At the time of the American entry into World War I, Baltimore was training personnel. Early in March 1918, she was detailed to assist in laying a deep mine field off the north coast of Ireland in the North Channel. She arrived at the Clyde on 8 March, and, from 13 April to 2 May, laid approximately 900 mines in the North Channel. On 2 June, she joined Mine Squadron 1 at Inverness, Scotland, and for four months participated in laying the Northern Mine Barrage between the Orkney Islands and Iceland.

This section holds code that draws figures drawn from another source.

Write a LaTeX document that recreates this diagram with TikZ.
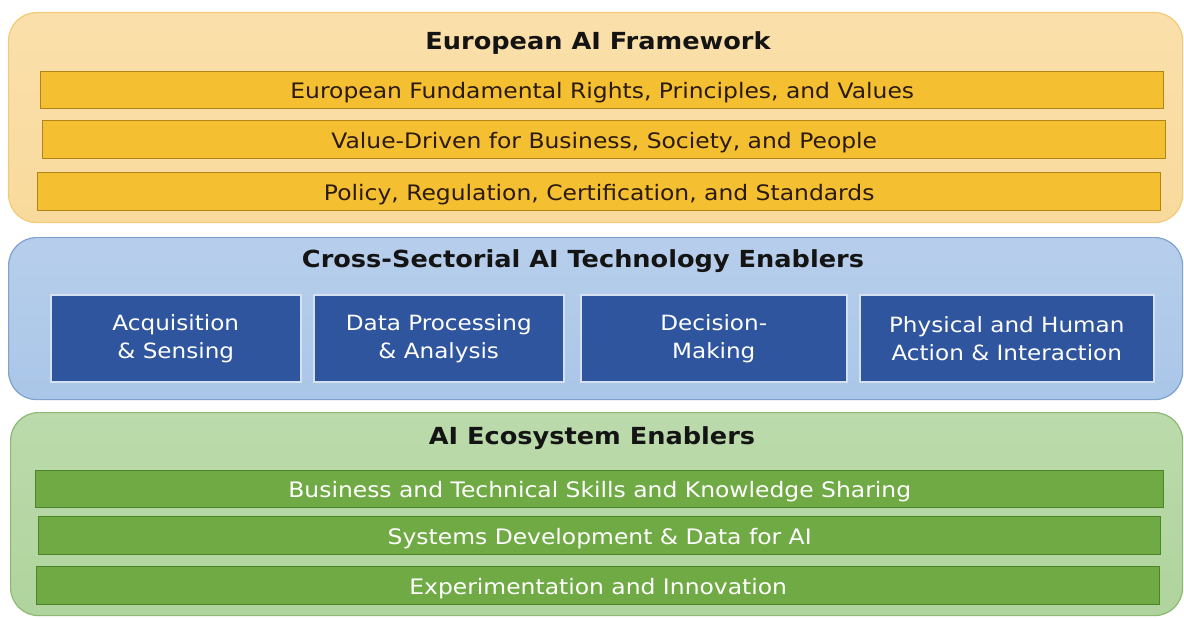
\documentclass[tikz,border=0pt]{standalone}
\usepackage{fontspec}
\setmainfont{DejaVu Sans}
\newfontfamily\bodyfont[FakeStretch=1.1]{DejaVu Sans}
\newfontfamily\titlefont[FakeStretch=1.09]{DejaVu Sans Bold}
\definecolor{youterF}{HTML}{F9DA9C}
\definecolor{youterD}{HTML}{F3CB78}
\definecolor{ybarF}{HTML}{F4BF30}
\definecolor{ybarD}{HTML}{B08418}
\definecolor{ytext}{HTML}{2B1A0E}
\definecolor{bouterF}{HTML}{AAC6E8}
\definecolor{bouterD}{HTML}{7FA2CE}
\definecolor{bboxF}{HTML}{2F559F}
\definecolor{bboxD}{HTML}{D5E1F1}
\definecolor{gouterF}{HTML}{B0D49D}
\definecolor{gouterD}{HTML}{8DB873}
\definecolor{gbarF}{HTML}{70AA45}
\definecolor{gbarD}{HTML}{4A8529}
\tikzset{
  panel/.style={rounded corners=28pt, line width=1.2pt, anchor=north west, inner sep=0pt},
  barbase/.style={line width=1.4pt, anchor=north west, inner sep=0pt, text height=18pt, text depth=1pt, font=\bodyfont\fontsize{21.3}{24}\selectfont},
  ybar/.style={barbase, draw=ybarD, fill=ybarF, text=ytext},
  gbar/.style={barbase, draw=gbarD, fill=gbarF, text=white},
  bbox/.style={draw=bboxD, fill=bboxF, line width=1.5pt, anchor=north west, inner sep=0pt, text=white, align=center, font=\bodyfont\fontsize{21}{28}\selectfont},
  ttl/.style={font=\titlefont\fontsize{23.5}{26}\selectfont, text=black!92}
}
\begin{document}
\begin{tikzpicture}[x=1pt,y=-1pt]
\useasboundingbox (0,0) rectangle (1184,618);
% panels
\node[panel, draw=youterD, top color=youterF!85!white, bottom color=youterF, minimum width=1174pt, minimum height=210pt] (yp) at (8,12) {};
\node[panel, draw=bouterD, top color=bouterF!85!white, bottom color=bouterF, minimum width=1174pt, minimum height=162pt] (bp) at (8,237) {};
\node[panel, draw=gouterD, top color=gouterF!85!white, bottom color=gouterF, minimum width=1172pt, minimum height=203pt] (gp) at (10,412) {};
% titles
\node[ttl] (yt) at (598,43) {European AI Framework};
\node[ttl] (bt) at (583,261) {Cross-Sectorial AI Technology Enablers};
\node[ttl] (gt) at (592,438) {AI Ecosystem Enablers};
% yellow bars
\node[ybar, minimum width=1123pt, minimum height=37pt] (y1) at (40,71) {European Fundamental Rights, Principles, and Values};
\node[ybar, minimum width=1123pt, minimum height=38pt] (y2) at (42,120) {Value-Driven for Business, Society, and People};
\node[ybar, minimum width=1123pt, minimum height=38pt] (y3) at (37,172) {Policy, Regulation, Certification, and Standards};
% blue boxes
\node[bbox, minimum width=250pt, minimum height=87pt] (b1) at (50,294) {Acquisition\\\& Sensing};
\node[bbox, minimum width=250pt, minimum height=87pt] (b2) at (313,294) {Data Processing\\\& Analysis};
\node[bbox, minimum width=266pt, minimum height=87pt] (b3) at (580,294) {Decision-\\Making};
\node[bbox, minimum width=294pt, minimum height=87pt] (b4) at (859,294) {Physical and Human\\Action \& Interaction};
% green bars
\node[gbar, minimum width=1128pt, minimum height=37pt] (g1) at (35,470) {Business and Technical Skills and Knowledge Sharing};
\node[gbar, minimum width=1122pt, minimum height=38pt] (g2) at (38,516) {Systems Development \& Data for AI};
\node[gbar, minimum width=1123pt, minimum height=38pt] (g3) at (36,566) {Experimentation and Innovation};
\end{tikzpicture}
\end{document}
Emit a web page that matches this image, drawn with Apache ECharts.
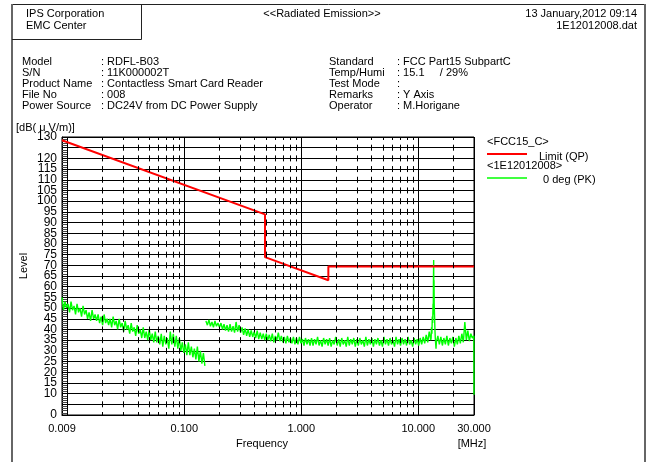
<!DOCTYPE html>
<html><head><meta charset="utf-8">
<script src="https://cdn.jsdelivr.net/npm/echarts@6/dist/echarts.min.js"></script>
<style>html,body{margin:0;padding:0;background:#fff}#c{width:651px;height:462px}</style>
</head><body><div id="c"></div>
<script>
// ---- tick labels ----
const yLabels = ['0','10','15','20','25','30','35','40','45','50','55','60','65','70','75','80','85','90','95','100','105','110','115','120','130'];
const xLabels = ['0.009','0.100','1.000','10.000','30.000'];
const minorFreqs = [0.02,0.03,0.04,0.05,0.06,0.07,0.08,0.09,0.2,0.3,0.4,0.5,0.6,0.7,0.8,0.9,2,3,4,5,6,7,8,9,20];

// ---- FCC15_C limit (QP) ----
const limitFreq = [0.009, 0.49, 0.49, 1.705, 1.705, 30];
const limitLevel = [128.5, 93.8, 73.8, 63.0, 69.5, 69.5];

// ---- 0 deg (PK) trace ----
// segment A: 0.009 - 0.150 MHz
const segARange = [0.009, 0.150];
const segALevel = [
 55,49,53,50,52,48,53,49, 51,47,52,48,50,46,51,47,
 49,45,48,44,49,45,47,44, 47,43,46,42,47,43,45,42,
 45,41,46,42,44,40,45,41, 43,39,44,40,42,38,43,39,
 41,37,42,38,40,36,41,36, 39,35,40,35,38,34,39,34,
 37,33,38,32,37,33,36,31, 39,33,38,32,37,31,36,30,
 34,29,33,28,34,28,32,27, 31,26,32,25,30,24,29,23
];
// segment B: 0.153 - 12.8 MHz
const segBRange = [0.153, 12.8];
const segBLevel = [
 44,42,44.5,41.5,43.5,41,44,41.5,43,41,
 43,40,42.5,39.5,42,39,42.5,39,41.5,38.5,
 43.5,39,42,38.5,41,37.5,40.5,37,40,36.5,
 39.5,36.5,39,36,39.5,35.5,38.5,35.5,38,35,
 38,35,37.5,34.5,38,34,37,35,38.5,34.5,
 37,34,36.5,33.5,37,34,36,33.5,36.5,33,
 36,33,36.5,33.5,35.5,32.5,36,33,35.5,32.5,
 36,32.5,35.5,33,36.5,32.5,35,32,36,33,
 35.5,32.5,36,32,35,33,36.5,32.5,35.5,32,
 36,33,35,32,36.5,32.5,35.5,33,36,32,
 35.5,32.5,36,33,35,32,36.5,32.5,35.5,33,
 36,32,35.5,33,36,32.5,35,32,36.5,33,
 35.5,32.5,36,33,35,32,36.5,33,35.5,32.5,
 36,33,35.5,32.5,36.5,33,35,32,36,33,
 35.5,32.5,36,33,36.5,33.5,37.5,34,39,35
];
// 13.56 MHz emission
const spikeFreq  = [12.9, 13.0, 13.1, 13.2, 13.3, 13.4, 13.45, 13.5, 13.56, 13.6, 13.65, 13.7, 13.8, 13.9, 14.0, 14.1, 14.2];
const spikeLevel = [36,   41,   38,   46,   43,   52,   47,    62,   72.5,  58,   63,    52,   46,   40,   36,   33.5, 31];
// segment C: 14.3 - 29.9 MHz
const segCRange = [14.3, 29.9];
const segCLevel = [34,37,33,36.5,32.5,36,33,37,32.5,36,33.5,36.5,32,36,33,37,33.5,38,34,43.5,35,39.5,34.5,38,36,37];
const endFreq = [30];
const endLevel = [9.5];

// ---- build data ----
function sweep(range, levels){
  const n = levels.length, r = range[1]/range[0];
  return levels.map((v,i)=>[range[0]*Math.pow(r, i/(n-1)), v]);
}
const zip = (f,l)=>f.map((x,i)=>[x,l[i]]);
const limitData = zip(limitFreq, limitLevel);
const pkA = sweep(segARange, segALevel);
const pkB = sweep(segBRange, segBLevel).concat(zip(spikeFreq, spikeLevel), sweep(segCRange, segCLevel), zip(endFreq, endLevel));

const FONT = 'Liberation Sans, Arial, sans-serif';
const T = (x,y,text,opt)=>Object.assign({type:'text',x:x,y:y,silent:true,style:Object.assign({text:text,fill:'#000',font:'11px '+FONT,verticalAlign:'middle',align:'left'},opt||{})});
const L = (x1,y1,x2,y2,stroke,w)=>({type:'line',silent:true,shape:{x1:x1,y1:y1,x2:x2,y2:y2},style:{stroke:stroke,lineWidth:w}});

const info = [
 ['Model',': RDFL-B03','Standard',': FCC Part15 SubpartC'],
 ['S/N',': 11K000002T','Temp/Humi',': 15.1     / 29%'],
 ['Product Name',': Contactless Smart Card Reader','Test Mode',':'],
 ['File No',': 008','Remarks',': Y Axis'],
 ['Power Source',': DC24V from DC Power Supply','Operator',': M.Horigane']
];
const graphics = [
  L(12,4.5,645,4.5,'#222',1),
  L(12,4,12,462,'#666',2),
  L(645,4,645,462,'#666',2),
  L(141.5,4,141.5,39.5,'#222',1),
  L(12,39.5,141.5,39.5,'#222',1),
  T(26,14,'IPS Corporation'), T(26,26,'EMC Center'),
  T(322,14,'<<Radiated Emission>>',{align:'center'}),
  T(637,14,'13 January,2012 09:14',{align:'right'}),
  T(637,26,'1E12012008.dat',{align:'right'}),
  T(16,128,'[dB( μ V/m)]'),
  T(24,266,'Level',{align:'center'}),
  T(262,444,'Frequency',{align:'center'}),
  T(472,444,'[MHz]',{align:'center'}),
  T(487,142,'<FCC15_C>'),
  L(487,154,527,154,'#ff0000',2),
  T(539,157,'Limit (QP)'),
  T(487,166,'<1E12012008>'),
  L(487,178,527,178,'#00ff00',1.6),
  T(543,180,'0 deg (PK)')
];
graphics[11].rotation = Math.PI/2;
info.forEach((r,i)=>{
  const y = 62 + i*11;
  graphics.push(T(22,y,r[0]), T(101,y,r[1]), T(329,y,r[2]), T(397,y,r[3]));
});

const chart = echarts.init(document.getElementById('c'));
chart.setOption({
  animation:false,
  backgroundColor:'#fff',
  grid:{left:62,right:177,top:137,bottom:47,show:true,borderColor:'#000',borderWidth:1,containLabel:false},
  xAxis:{type:'log',logBase:10,min:0.009,max:30,
    axisLine:{lineStyle:{color:'#000',width:1}},
    axisTick:{show:false},
    splitLine:{show:true,lineStyle:{color:'#000',width:1}},
    axisLabel:{color:'#000',fontSize:11,fontFamily:FONT,margin:8,showMinLabel:true,showMaxLabel:true,
      formatter:v=>{const s=(Math.round(v*1000)/1000).toFixed(3);return xLabels.indexOf(s)>=0?s:'';}}
  },
  yAxis:{type:'value',min:0,max:130,interval:5,
    axisLine:{show:true,lineStyle:{color:'#000',width:1}},
    axisTick:{show:true,inside:true,length:5,lineStyle:{color:'#000'}},
    minorTick:{show:true,splitNumber:5,length:5,lineStyle:{color:'#444'}},
    splitLine:{show:true,lineStyle:{color:'#000',width:1}},
    axisLabel:{color:'#000',fontSize:12,fontFamily:FONT,margin:5,
      formatter:v=>yLabels.indexOf(String(v))>=0?String(v):''}
  },
  series:[
    {name:'minor',type:'line',data:[],z:1,silent:true,
      markLine:{silent:true,symbol:['none','none'],animation:false,label:{show:false},
        lineStyle:{color:'#000',width:1,type:[6,278/26-6],dashOffset:3},
        emphasis:{disabled:true},
        data:minorFreqs.map(f=>({xAxis:f}))}},
    {name:'0 deg (PK)',type:'line',data:pkA,showSymbol:false,symbol:'none',z:3,
      lineStyle:{color:'#00ff00',width:1.4},itemStyle:{color:'#00ff00'}},
    {name:'0 deg (PK) ',type:'line',data:pkB,showSymbol:false,symbol:'none',z:3,
      lineStyle:{color:'#00ff00',width:1.4},itemStyle:{color:'#00ff00'}},
    {name:'Limit (QP)',type:'line',data:limitData,showSymbol:false,symbol:'none',z:4,
      lineStyle:{color:'#ff0000',width:2},itemStyle:{color:'#ff0000'}}
  ],
  graphic:graphics
});
</script></body></html>
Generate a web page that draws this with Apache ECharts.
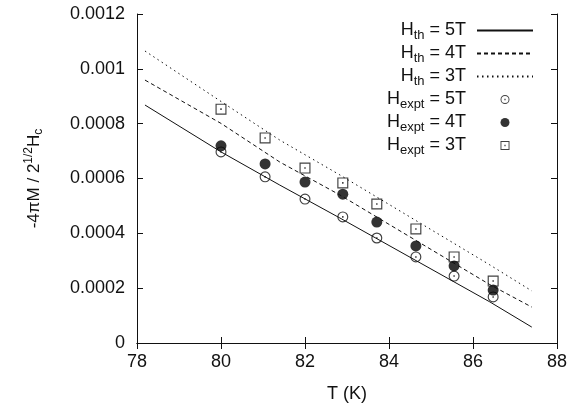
<!DOCTYPE html>
<html>
<head>
<meta charset="utf-8">
<script src="https://cdn.jsdelivr.net/npm/echarts@6/dist/echarts.min.js"></script>
<style>html,body{margin:0;padding:0;background:#fff}#c{width:585px;height:408px}</style>
</head>
<body>
<div id="c"></div>
<script>
// ---- data ----
const xTicks = [78, 80, 82, 84, 86, 88];
const yTicks = [0, 0.0002, 0.0004, 0.0006, 0.0008, 0.001, 0.0012];
const thTemps = [78.19, 80, 81.4, 82.83, 86.4, 87.4];
const th5T = [0.000868, 0.000697, 0.000576, 0.000456, 0.000150, 0.000058];
const th4T = [0.000959, 0.000801, 0.000660, 0.000540, 0.000213, 0.000131];
const th3T = [0.001065, 0.000881, 0.000740, 0.000613, 0.000285, 0.000190];
const exTemps = [80, 81.05, 82, 82.9, 83.71, 84.64, 85.55, 86.48];
const ex5T = [0.000697, 0.000606, 0.000525, 0.000460, 0.000383, 0.000314, 0.000244, 0.000168];
const ex4T = [0.000719, 0.000653, 0.000587, 0.000543, 0.000441, 0.000354, 0.000281, 0.000193];
const ex3T = [0.000853, 0.000748, 0.000638, 0.000584, 0.000507, 0.000416, 0.000314, 0.000226];
const names = ['Hth5', 'Hth4', 'Hth3', 'Hex5', 'Hex4', 'Hex3'];
const legendLabels = {
  Hth5: ['th', '5T'], Hth4: ['th', '4T'], Hth3: ['th', '3T'],
  Hex5: ['expt', '5T'], Hex4: ['expt', '4T'], Hex3: ['expt', '3T']
};

const pair = (xs, ys) => xs.map((x, i) => [x, ys[i]]);
const FONT = 'Liberation Sans, Arial, Helvetica, sans-serif';
const INK = '#111';

const ringCircle = 'path://M0,-10A10,10 0 1,1 0,10A10,10 0 1,1 0,-10Z M0,-7.9A7.9,7.9 0 1,0 0,7.9A7.9,7.9 0 1,0 0,-7.9Z M-1.4,-1.4h2.8v2.8h-2.8Z';
const ringSquare = 'path://M-10,-10H10V10H-10Z M-7.9,-7.9V7.9H7.9V-7.9Z M-1.4,-1.4h2.8v2.8h-2.8Z';

const chart = echarts.init(document.getElementById('c'), null, {renderer: 'canvas'});
const axisCommon = {
  type: 'value',
  axisLine: {show: true, lineStyle: {color: INK, width: 1}},
  axisTick: {show: true, inside: true, length: 6, lineStyle: {color: INK, width: 1}},
  splitLine: {show: false}
};
const xMin = xTicks[0], xMax = xTicks[xTicks.length - 1], xInt = xTicks[1] - xTicks[0];
const yMin = yTicks[0], yMax = yTicks[yTicks.length - 1], yInt = yTicks[1] - yTicks[0];

const legendData = names.map(n => n.indexOf('Hth') === 0
  ? {name: n, itemStyle: {opacity: 0}}
  : {name: n});

chart.setOption({
  animation: false,
  backgroundColor: '#fff',
  textStyle: {fontFamily: FONT},
  grid: {left: 137, right: 28, top: 14, bottom: 65},
  xAxis: [
    Object.assign({}, axisCommon, {
      min: xMin, max: xMax, interval: xInt,
      axisLabel: {color: INK, fontSize: 18, margin: 10, fontFamily: FONT},
      name: 'T (K)', nameLocation: 'middle', nameGap: 42,
      nameTextStyle: {color: INK, fontSize: 18, fontFamily: FONT}
    }),
    Object.assign({}, axisCommon, {
      position: 'top', min: xMin, max: xMax, interval: xInt,
      axisLabel: {show: false}
    })
  ],
  yAxis: [
    Object.assign({}, axisCommon, {
      min: yMin, max: yMax, interval: yInt,
      axisLabel: {color: INK, fontSize: 18, margin: 12, fontFamily: FONT,
        formatter: v => String(+v.toFixed(4))},
      name: '{m|-4πM / 2}{sup|1/2}{m|H}{sub|c}', nameLocation: 'middle', nameGap: 92,
      nameTextStyle: {color: INK, fontSize: 17, fontFamily: FONT,
        rich: {
          m: {fontSize: 17, color: INK, fontFamily: FONT, lineHeight: 22},
          sup: {fontSize: 12, color: INK, fontFamily: FONT, lineHeight: 22, padding: [0, 0, 10, 0]},
          sub: {fontSize: 12, color: INK, fontFamily: FONT, lineHeight: 22, padding: [10, 0, 0, 0]}
        }}
    }),
    Object.assign({}, axisCommon, {
      position: 'right', min: yMin, max: yMax, interval: yInt,
      axisLabel: {show: false}
    })
  ],
  legend: {
    orient: 'vertical', right: 46, top: 14, align: 'right',
    itemWidth: 56, itemHeight: 9, itemGap: 0,
    data: legendData,
    formatter: name => '{m|H}{s|' + legendLabels[name][0] + '}{e| = ' + legendLabels[name][1] + '}',
    textStyle: {
      color: INK, fontFamily: FONT,
      rich: {
        m: {fontSize: 18, color: INK, fontFamily: FONT, lineHeight: 20},
        s: {fontSize: 13, color: INK, fontFamily: FONT, lineHeight: 20, padding: [10, 0, 0, 0]},
        e: {fontSize: 18, color: INK, fontFamily: FONT, lineHeight: 20, padding: [0, 6, 0, 0]}
      }
    }
  },
  series: [
    {name: 'Hth5', type: 'line', symbol: 'none', data: pair(thTemps, th5T),
     lineStyle: {color: INK, width: 1, type: 'solid'}, itemStyle: {color: INK}},
    {name: 'Hth4', type: 'line', symbol: 'none', data: pair(thTemps, th4T),
     lineStyle: {color: INK, width: 1, type: [4, 3]}, itemStyle: {color: INK}},
    {name: 'Hth3', type: 'line', symbol: 'none', data: pair(thTemps, th3T),
     lineStyle: {color: INK, width: 1, type: [1.5, 3.5]}, itemStyle: {color: INK}},
    {name: 'Hex5', type: 'scatter', symbol: ringCircle, symbolSize: 11, data: pair(exTemps, ex5T),
     itemStyle: {color: INK}},
    {name: 'Hex4', type: 'scatter', symbol: 'circle', symbolSize: 11, data: pair(exTemps, ex4T),
     itemStyle: {color: '#000'}},
    {name: 'Hex3', type: 'scatter', symbol: ringSquare, symbolSize: 11, data: pair(exTemps, ex3T),
     itemStyle: {color: '#111'}}
  ]
});
</script>
</body>
</html>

On 28 September, Baltimore sailed from Scapa Flow, Orkney Islands, for the United States. She carried out mining experiments in the vicinity of the Virgin Islands until the end of the year.

Inter-war period

In September 1919, she joined the Pacific Fleet, received the designation CM-1, and remained on the west coast until January 1921. She then proceeded to Pearl Harbor, where she was subsequently placed out of commission on 15 September 1922. She then served as a receiving ship at Pearl Harbor, and was present during the Attack on Pearl Harbor on 7 December 1941. She was sold on 16 February 1942 and scrapped.